Reading 1Q84 took me about 3 months, at my usual easy pace of 10 pages a day. With interruptions: when I traveled to America for 10 days I left it at home, not wanting to schlep such a heavy tome in my bags.  I’m a painfully slow reader, though somehow I seem to plod through thick volumes more readily than thin ones.

Not that length really matters in a novel.  I wonder if writers ever consider how long they intend a book to be before writing: it seems to me that a novel needs to be just as long as it needs to be and not longer.  I can’t imagine 1Q84 being written as a shorter novel.

In terms of structure, it’s probably the most perfect of all the novels I’ve read by Murakami.  Sometimes I’ve felt a little bit lost in his longer ones, even irritated.
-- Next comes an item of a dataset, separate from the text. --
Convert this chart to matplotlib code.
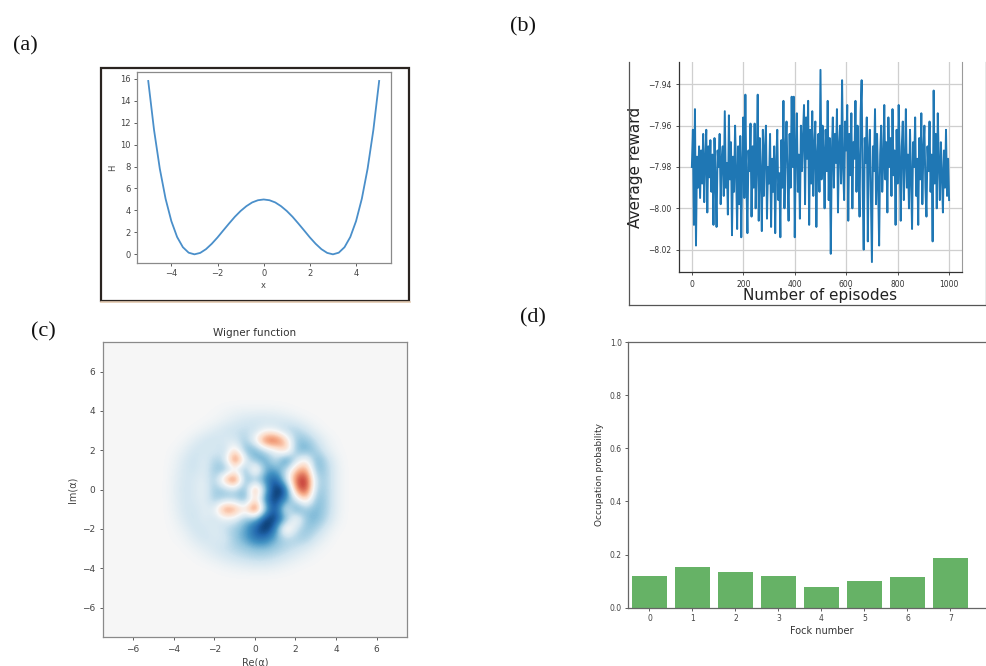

Actually I found myself growing a little irritated with him earlier today.  I wasn’t sure I trusted him.  I decided to adjourn my judgment till the end of the novel. Perhaps he was planning some bizarre ending that no one would understand?  But I needn’t have worried.  A story as bizarre as this does not require a bizarre denouement.  It requires that normalcy will be restored.

Earlier today, though, another thing, perhaps, was bothering me too.  The way that the novelist sets himself up as a God.  Everything is determined by the Master’s stroke of the pen.  The rest of us just have to go along with this.  He’s the Perceiver, and we are the Receivers – on the unlikely assumption that I understand Murakami’s terminology correctly.

There is Sruti and there is Smriti, to use another terminology.  The Sruti is “what has been seen” by the Rishis – the Vedic seers, whereas Smriti, is “what has been remembered”.  The latter was recorded by mere men (even if, like the Gita, dictated by Gods).  The novelist in this kind of novel (1Q84), where reality is not subject to ordinary rules, has more the role of the Rishi.  The reader’s role is to take the words of the novelist and recreate the story in his imagination.  But this license only extends so far, as does the range of interpretation. “Literature is not a free-for-all,” said an English literature professor once, irked by my Buddhist interpretation of Canterbury Tales.

However, I’m beginning to feel constrained by the circle of these novelists’ words.  As if I want to break free and write my own book of life. To do so, of course, I would need divine inspiration, and then it won’t technically be mine anyway, will it?

Finally, irritated or not, if I’m having these thoughts, it can only be thanks to Murakami.  Thanks to him we know that there is “only ever one reality,” though “things may not be as they seem”.  They may veil truths that can be revealed only by imagination.